The hardware complex at Guro was opened in 1981. It was the first such commercial complex in Korea and was established not by the government but by store owners themselves.

“It all started with eight tool store owners in Yeongdeungpo District in the early 1970s,” said Kim Yong-mahn, former president of Geumyong Corp., a store that sells steel cutters. Kim said owners wanted to open a market of their own since rent was high.

“We started to save our money and put it into a joint account,” Kim recalled.

The money grew, but the owners wanted more people to participate to improve their financing.
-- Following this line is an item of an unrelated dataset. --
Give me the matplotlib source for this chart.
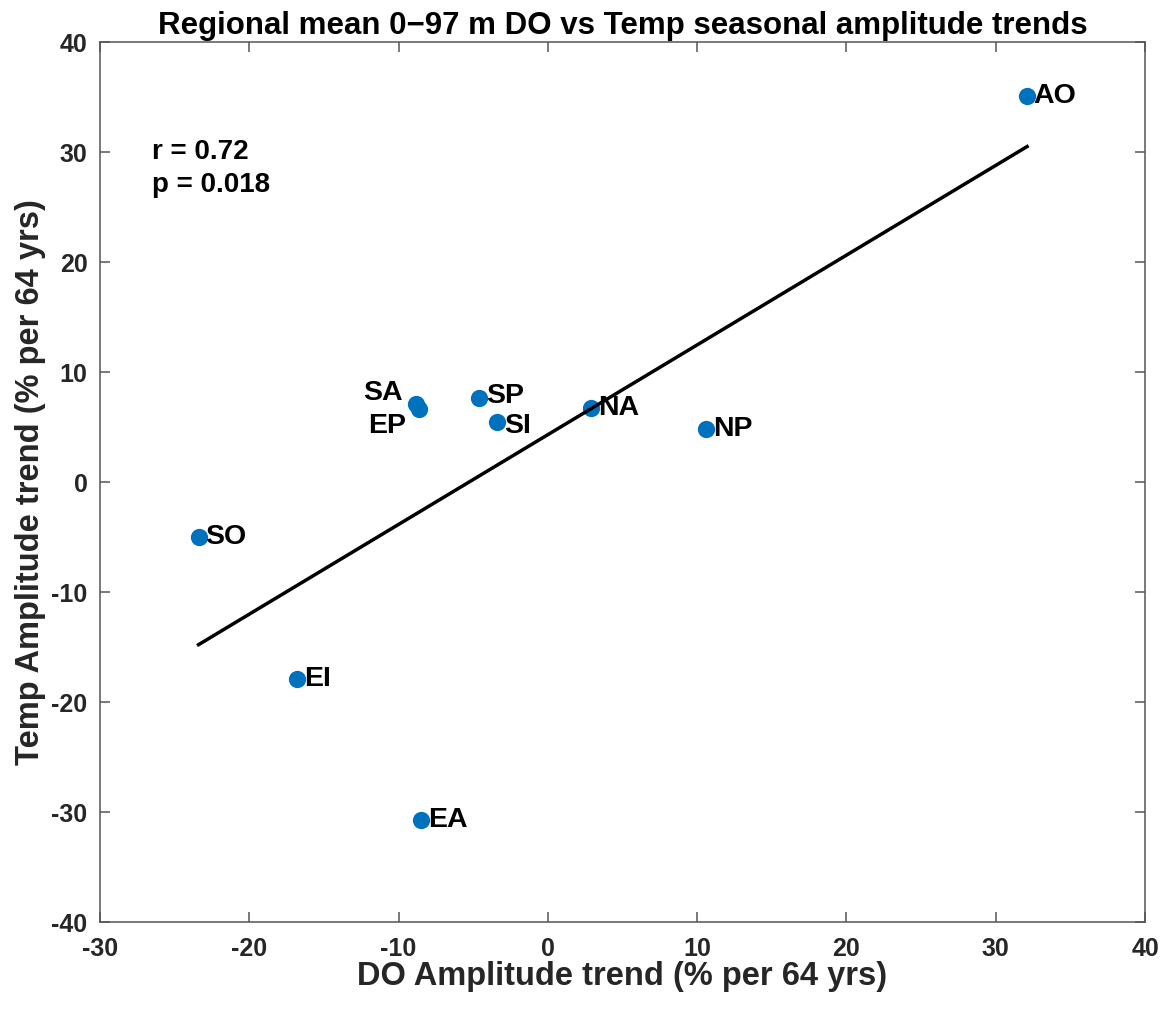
import numpy as np
import matplotlib.pyplot as plt

plt.rcParams.update({
    "font.family": ["Liberation Sans", "DejaVu Sans"],
    "font.weight": "bold",
    "axes.labelweight": "bold",
    "axes.titleweight": "bold",
    "axes.unicode_minus": False,
})

regions = ["AO", "SO", "EI", "EA", "SA", "EP", "SP", "SI", "NA", "NP"]
do_trend = [32.1, -23.4, -16.8, -8.5, -8.8, -8.6, -4.6, -3.4, 2.9, 10.6]
temp_trend = [35.1, -5.0, -17.9, -30.7, 7.1, 6.6, 7.6, 5.5, 6.7, 4.8]
r_text = "r = 0.72"
p_text = "p = 0.018"

x = np.array(do_trend)
y = np.array(temp_trend)

fig = plt.figure(figsize=(11.71, 10.10), dpi=100)
ax = fig.add_axes([0.0854, 0.0871, 0.8924, 0.8713])

ax.scatter(x, y, s=155, color="#0072BD", linewidths=0, zorder=2)

slope, icpt = np.polyfit(x, y, 1)
xl = np.array([x.min(), x.max()])
ax.plot(xl, slope * xl + icpt, color="black", linewidth=2.5, zorder=3)

# label placement (SA / EP go to the left)
for i in range(len(regions)):
    if regions[i] in ("SA", "EP"):
        dx, ha = -0.9, "right"
    else:
        dx, ha = 0.45, "left"
    dy = 0
    if regions[i] == "SA":
        dy = 1.0
    if regions[i] == "EP":
        dy = -1.5
    if regions[i] == "SP":
        dy = 0.2
    if regions[i] == "SI":
        dy = -0.4
    ax.text(x[i] + dx, y[i] + dy, regions[i], fontsize=20.5, fontweight="bold",
            ha=ha, va="center", zorder=4)

ax.text(-26.5, 30, r_text, fontsize=20, fontweight="bold", va="center")
ax.text(-26.5, 27, p_text, fontsize=20, fontweight="bold", va="center")

ax.set_xlim(-30, 40)
ax.set_ylim(-40, 40)
ax.set_xticks(np.arange(-30, 41, 10))
ax.set_yticks(np.arange(-40, 41, 10))
ax.tick_params(direction="in", top=True, right=True, labelsize=18, length=7.5,
               width=1.1, colors="#555555", labelcolor="#262626")
ax.tick_params(axis="x", pad=11)
ax.tick_params(axis="y", pad=9)
for sp in ax.spines.values():
    sp.set_color("#555555")
    sp.set_linewidth(1.1)

ax.set_xlabel("DO Amplitude trend (% per 64 yrs)", fontsize=23.5, color="#262626",
              labelpad=0)
ax.set_ylabel("Temp Amplitude trend (% per 64 yrs)", fontsize=23.5, color="#262626",
              labelpad=4)
ax.set_title("Regional mean 0\u221297 m DO vs Temp seasonal amplitude trends",
             fontsize=22.5, pad=6)

fig.savefig("out.png", dpi=100)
They started sending out newspaper advertisements and promotional leaflets that spread even to Cheonggye Stream.

In less than a decade, the store owners, with the help of the Seoul Metropolitan Government, were finally able to purchase a lot in Guro.
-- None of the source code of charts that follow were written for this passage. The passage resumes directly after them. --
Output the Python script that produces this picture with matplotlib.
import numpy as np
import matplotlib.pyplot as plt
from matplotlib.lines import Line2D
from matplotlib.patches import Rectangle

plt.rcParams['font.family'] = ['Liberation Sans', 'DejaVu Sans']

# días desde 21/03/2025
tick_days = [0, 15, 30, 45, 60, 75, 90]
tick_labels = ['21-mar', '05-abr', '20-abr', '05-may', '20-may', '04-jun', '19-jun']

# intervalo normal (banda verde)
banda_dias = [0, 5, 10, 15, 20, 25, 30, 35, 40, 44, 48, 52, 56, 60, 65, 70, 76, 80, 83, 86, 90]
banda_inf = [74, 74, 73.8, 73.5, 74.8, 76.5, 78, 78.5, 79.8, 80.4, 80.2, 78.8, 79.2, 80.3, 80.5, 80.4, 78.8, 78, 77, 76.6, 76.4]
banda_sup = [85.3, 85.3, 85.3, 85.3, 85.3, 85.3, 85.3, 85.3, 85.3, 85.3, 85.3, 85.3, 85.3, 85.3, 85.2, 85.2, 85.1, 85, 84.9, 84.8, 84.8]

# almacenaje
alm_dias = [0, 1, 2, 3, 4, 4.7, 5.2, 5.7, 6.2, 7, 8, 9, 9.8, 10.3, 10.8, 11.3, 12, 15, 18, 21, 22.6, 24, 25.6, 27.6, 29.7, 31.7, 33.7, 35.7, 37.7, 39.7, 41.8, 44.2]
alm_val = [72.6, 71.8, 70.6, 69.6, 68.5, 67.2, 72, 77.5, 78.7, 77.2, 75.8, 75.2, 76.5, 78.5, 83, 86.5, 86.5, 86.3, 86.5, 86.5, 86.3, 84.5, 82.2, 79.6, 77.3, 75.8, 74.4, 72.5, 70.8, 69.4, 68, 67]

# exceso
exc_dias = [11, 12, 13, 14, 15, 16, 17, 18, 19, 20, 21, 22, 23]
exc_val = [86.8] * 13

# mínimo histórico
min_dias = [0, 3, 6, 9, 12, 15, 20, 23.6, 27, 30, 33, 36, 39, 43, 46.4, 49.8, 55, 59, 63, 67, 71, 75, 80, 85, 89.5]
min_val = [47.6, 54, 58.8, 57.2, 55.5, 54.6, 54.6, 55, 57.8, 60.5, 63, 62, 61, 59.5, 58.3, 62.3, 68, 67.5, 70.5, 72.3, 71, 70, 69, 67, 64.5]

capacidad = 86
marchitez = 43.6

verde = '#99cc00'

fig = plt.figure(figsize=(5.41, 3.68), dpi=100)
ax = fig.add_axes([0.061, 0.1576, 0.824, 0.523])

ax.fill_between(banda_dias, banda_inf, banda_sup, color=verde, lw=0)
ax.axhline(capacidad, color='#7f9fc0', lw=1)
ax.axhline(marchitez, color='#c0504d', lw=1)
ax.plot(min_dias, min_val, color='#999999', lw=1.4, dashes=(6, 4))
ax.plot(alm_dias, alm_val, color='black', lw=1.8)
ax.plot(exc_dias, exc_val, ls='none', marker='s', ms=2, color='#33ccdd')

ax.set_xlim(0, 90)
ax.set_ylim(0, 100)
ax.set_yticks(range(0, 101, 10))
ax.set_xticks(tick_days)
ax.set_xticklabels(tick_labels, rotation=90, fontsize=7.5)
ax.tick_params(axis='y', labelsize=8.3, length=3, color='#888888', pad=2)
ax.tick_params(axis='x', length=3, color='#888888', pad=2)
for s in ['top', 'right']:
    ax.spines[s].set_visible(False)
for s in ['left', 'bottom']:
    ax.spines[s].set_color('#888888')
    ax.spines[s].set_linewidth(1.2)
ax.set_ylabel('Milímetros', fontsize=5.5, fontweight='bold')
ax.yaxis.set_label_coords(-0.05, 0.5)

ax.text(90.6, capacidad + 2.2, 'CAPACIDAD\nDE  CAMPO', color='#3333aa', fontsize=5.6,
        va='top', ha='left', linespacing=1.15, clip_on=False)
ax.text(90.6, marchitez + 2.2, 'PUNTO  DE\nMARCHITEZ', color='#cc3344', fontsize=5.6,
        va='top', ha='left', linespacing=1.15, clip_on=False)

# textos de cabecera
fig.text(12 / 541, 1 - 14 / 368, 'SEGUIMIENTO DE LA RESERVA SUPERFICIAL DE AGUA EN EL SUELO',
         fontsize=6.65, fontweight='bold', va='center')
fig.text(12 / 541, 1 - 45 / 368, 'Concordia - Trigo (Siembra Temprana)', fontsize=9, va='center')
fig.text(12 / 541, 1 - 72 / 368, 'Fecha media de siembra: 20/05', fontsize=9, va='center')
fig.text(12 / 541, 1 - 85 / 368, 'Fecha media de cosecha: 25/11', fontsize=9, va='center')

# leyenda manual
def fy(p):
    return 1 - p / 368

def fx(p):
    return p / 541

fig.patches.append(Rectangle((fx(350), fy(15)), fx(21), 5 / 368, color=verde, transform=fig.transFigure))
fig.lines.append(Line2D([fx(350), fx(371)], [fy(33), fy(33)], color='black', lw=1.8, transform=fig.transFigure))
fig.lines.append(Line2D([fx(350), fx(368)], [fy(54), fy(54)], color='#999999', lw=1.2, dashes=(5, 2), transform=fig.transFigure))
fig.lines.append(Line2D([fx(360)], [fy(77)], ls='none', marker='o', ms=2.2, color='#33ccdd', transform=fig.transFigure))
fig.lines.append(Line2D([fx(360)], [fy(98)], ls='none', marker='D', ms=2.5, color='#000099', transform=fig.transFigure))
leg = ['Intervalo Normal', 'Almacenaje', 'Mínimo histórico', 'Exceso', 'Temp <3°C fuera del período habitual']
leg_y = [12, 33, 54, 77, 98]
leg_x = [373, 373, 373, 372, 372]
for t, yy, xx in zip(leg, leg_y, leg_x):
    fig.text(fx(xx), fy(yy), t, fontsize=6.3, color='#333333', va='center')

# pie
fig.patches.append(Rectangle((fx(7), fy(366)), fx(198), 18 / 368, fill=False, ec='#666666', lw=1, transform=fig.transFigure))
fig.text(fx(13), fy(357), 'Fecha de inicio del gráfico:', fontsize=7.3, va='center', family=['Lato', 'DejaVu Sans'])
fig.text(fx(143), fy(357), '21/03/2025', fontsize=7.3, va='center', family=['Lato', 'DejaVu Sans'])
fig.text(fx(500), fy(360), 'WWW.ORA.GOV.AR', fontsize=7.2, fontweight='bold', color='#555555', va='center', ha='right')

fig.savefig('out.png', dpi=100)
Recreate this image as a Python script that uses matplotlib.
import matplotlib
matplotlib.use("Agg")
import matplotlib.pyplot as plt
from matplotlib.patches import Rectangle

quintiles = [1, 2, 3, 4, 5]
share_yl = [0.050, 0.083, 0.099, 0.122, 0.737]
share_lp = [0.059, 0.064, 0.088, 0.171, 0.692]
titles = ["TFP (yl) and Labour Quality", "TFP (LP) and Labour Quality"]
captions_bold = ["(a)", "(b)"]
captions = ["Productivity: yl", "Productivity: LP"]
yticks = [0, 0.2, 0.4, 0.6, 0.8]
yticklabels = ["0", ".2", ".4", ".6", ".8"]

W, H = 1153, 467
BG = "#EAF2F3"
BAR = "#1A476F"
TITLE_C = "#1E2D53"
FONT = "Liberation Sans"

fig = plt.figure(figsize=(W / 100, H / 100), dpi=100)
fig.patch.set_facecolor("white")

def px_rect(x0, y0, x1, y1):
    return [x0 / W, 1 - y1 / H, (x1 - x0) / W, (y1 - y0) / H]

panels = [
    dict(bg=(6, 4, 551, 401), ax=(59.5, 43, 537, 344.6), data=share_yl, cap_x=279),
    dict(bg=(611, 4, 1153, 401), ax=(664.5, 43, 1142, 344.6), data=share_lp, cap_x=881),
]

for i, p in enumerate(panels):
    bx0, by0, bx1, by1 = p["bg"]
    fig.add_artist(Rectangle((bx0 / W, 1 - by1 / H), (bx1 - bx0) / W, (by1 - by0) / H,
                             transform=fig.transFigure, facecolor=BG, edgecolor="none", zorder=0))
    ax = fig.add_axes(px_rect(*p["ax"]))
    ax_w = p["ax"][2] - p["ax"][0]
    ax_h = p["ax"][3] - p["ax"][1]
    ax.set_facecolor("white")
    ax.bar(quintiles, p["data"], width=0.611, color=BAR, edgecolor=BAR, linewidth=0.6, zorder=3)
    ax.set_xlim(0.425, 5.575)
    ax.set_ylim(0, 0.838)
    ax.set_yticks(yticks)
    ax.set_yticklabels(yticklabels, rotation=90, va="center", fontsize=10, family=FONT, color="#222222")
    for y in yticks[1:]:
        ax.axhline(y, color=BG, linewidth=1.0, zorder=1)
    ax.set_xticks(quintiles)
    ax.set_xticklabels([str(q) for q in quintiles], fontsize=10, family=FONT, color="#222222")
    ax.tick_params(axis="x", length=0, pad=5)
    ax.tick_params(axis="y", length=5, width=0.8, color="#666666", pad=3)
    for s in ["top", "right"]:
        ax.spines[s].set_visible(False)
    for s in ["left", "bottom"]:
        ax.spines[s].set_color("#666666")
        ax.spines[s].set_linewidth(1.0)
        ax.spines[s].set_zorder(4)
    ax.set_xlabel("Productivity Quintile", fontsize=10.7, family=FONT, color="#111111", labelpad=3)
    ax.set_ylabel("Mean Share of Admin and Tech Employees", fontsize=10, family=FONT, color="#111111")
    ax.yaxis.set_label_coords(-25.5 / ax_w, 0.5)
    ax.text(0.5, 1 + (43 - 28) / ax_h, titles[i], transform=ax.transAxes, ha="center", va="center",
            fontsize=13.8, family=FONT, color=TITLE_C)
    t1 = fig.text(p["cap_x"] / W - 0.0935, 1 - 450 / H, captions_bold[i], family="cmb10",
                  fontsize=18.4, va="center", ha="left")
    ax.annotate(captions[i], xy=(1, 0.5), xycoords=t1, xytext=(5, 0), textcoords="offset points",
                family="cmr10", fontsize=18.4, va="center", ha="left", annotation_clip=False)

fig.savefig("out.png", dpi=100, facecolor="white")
“Guro was the perfect spot to build the complex,” said Chai, president of the industrial tool association, which oversees and manages the complex.

“It was at the center of several crossroads, and there were large numbers of factories that were major clients for the stores within the complex,” Chai said.

Today there are more than 1,770 stores spread over four city blocks. According to the association, the total number of shops is slightly over 1,900, including restaurants, small mom-and-pop stores and other service shops.

“The complex is designed in a way that is perfect for hardware stores to do business,” said Chai. “People can shop without having to get out of their cars, and that is important for this complex, considering that the products sold here weigh quite a lot.”

Potential customers can drive by shops and examine merchandise, loading items into their cars if they decide to buy. Chai said many Chinese officials have visited the complex to adopt its design.

“Since it is good the way it is, we currently have no plans to remodel, rebuild or even expand,” Chai said.

But the complex is not immune from the current economic malaise.

Many factories in the area have long packed up and moved out as Guro has changed from an industrial neighborhood to a center for high-tech industries since the early 2000s.

“Business hasn’t been good lately,” said Kim of Geumyong Corp.

The white-haired owner has been selling steel cutters for nearly three decades in the same spot since the complex opened.

“In the ’70s and ’80s, every corner was just packed with customers and vehicles,” Kim recalled. “You couldn’t find room to move around.”

Business turned sour in October 2002 and has remained that way for years, Kim continued. “Many of our clients, which were small and midsized companies, have either shut down or moved to other countries like China,” Kim said.

Kim said he retired in the early 2000s and handed the store to his unwilling son, Kim Han-sueng.

“I was planning to open a small office on the second floor and spend the day drinking soju and spending time with friends,” the senior Kim said.

But the current business environment means he has to keep working, Kim added. One of his jobs is to sit at his desk minding the store while his son goes out to deliver goods to clients.

Chai agrees that as many smaller businesses have moved outside the Seoul metropolitan area, the cost of delivering goods has become a burden.

But, he says, despite the current hardships, he’s optimistic about the complex’s future.

For oldtimers like Kim and Chai, the hardware-filled streets have been home for nearly three decades.

“It’s been my whole life,” Chai said.